Tout le monde va mal dans ce premier roman irrésistible du Britannique Sam Byers, Idiopathie (Seuil), y compris les vaches qui succombent à une étrange épidémie, emblématique de la folie d'un monde où cynisme et narcissisme sont rois.

«C'est devenu tellement populaire d'être cynique. Ne pas l'être, ce n'est pas cool, et ça c'est un péché mortel!», sourit l'auteur de 34 ans à l'allure juvénile dans un entretien à l'AFP.

Ce roman aux dialogues impitoyables, traduit en neuf langues et déjà un succès outre-Manche, est paru en juin aux États-Unis. Il sortira en France le 22 août.

Maître de l'autodérision «so British», Sam Byers vit à Norwich, dans le Norfolk. Il a mis quatre ans à peaufiner cette comédie cinglante, qui dissèque les failles d'une génération anxieuse et individualiste. Le journal anglais The Telegraph l'a désigné comme l'un des cinq meilleurs romanciers de l'année.

«Cette génération de trentenaires a grandi avec l'idée qu'il fallait analyser ses sentiments, en parler, trouver son bonheur en se demandant sans cesse «que dois-je penser? Ce que je ressens est-il normal ?» Et cette obsession d'eux-mêmes les paralyse», remarque Sam Byers, de passage à Paris.

Dans Idiopathie, il y a la sarcastique Katherine, qui n'aime rien ni personne. La trentaine acerbe, coincée dans un emploi à Norwich qu'elle dit détester, elle se complaît dans le conflit et déprime. Son ex, le raisonnable Daniel, qui travaille dans un centre de recherche biologique, ne se porte guère mieux, empêtré dans une relation faussement fusionnelle avec sa nouvelle compagne Angelica, une écolo bobo. Les «je t'aime» se doivent de rythmer chacune de leurs paroles...

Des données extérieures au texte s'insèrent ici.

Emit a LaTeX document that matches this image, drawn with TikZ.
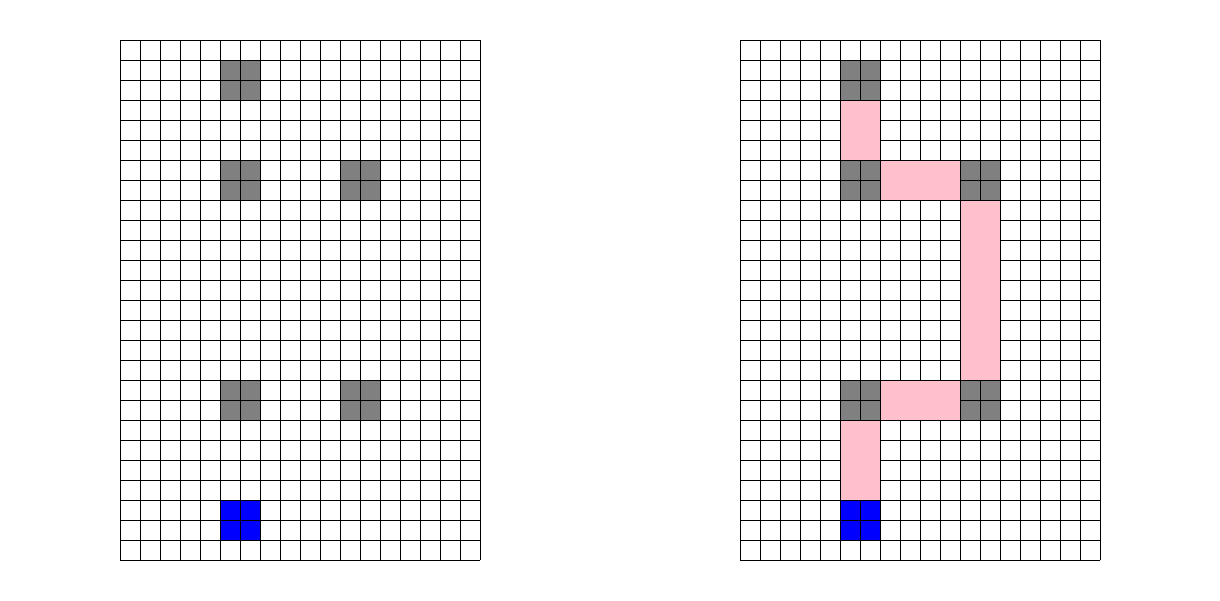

Et puis il y a Nathan, qui fut leur ami et pourvoyeur de drogue. Il fera un séjour en psychiatrie pour une tentative de  suicide, un événement dont sa mère s'emparera sans scrupule pour pondre un témoignage, en passe de devenir un best-seller. Tous trois vont se retrouver lors d'une soirée explosive. Quant aux vaches, elles sont décimées par une épidémie dont les symptômes ne sont rien d'autre qu'une métaphore du malaise général.

«La mère de Nathan est indéfendable, celle de Katherine, insupportable. Les relations entre parents et enfants sont un autre thème du roman. Et ce n'est pas à sens unique. Les torts sont en quelque sorte partagés», ajoute Sam Byers.

«Aujourd'hui, les jeunes vivent une très longue adolescence, contrairement à leurs parents qui étaient déjà installés, avec un conjoint, un boulot, un enfant, à 25 ans», relève l'auteur. «Même si ce n'était pas mieux avant».

La roman reste ouvert. «On sent que leur vie va continuer, changer, pour le meilleur ou pour le pire. L'histoire n'est qu'un épisode. Il n'y a pas de happy end mais de l'espoir. De toute façon, les fins heureuses ne sont pas réalistes», assure-t-il.

Ses personnages sont des anti-héros, plutôt antipathiques. Une difficulté pour le lecteur? Il s'en défend. «Vous n'êtes pas tenus d'être ami avec les personnages d'un roman!», s'exclame-t-il.

Sam Byers, qui travaille à mi-temps pour les services sociaux de Norwich, commence un nouveau livre. «Cette fois, je plonge dans une autre génération. Qu'est-ce que ça veut dire d'avoir 75 ans dans notre société? En Angleterre, on regarde les personnes âgées d'un très mauvais oeil».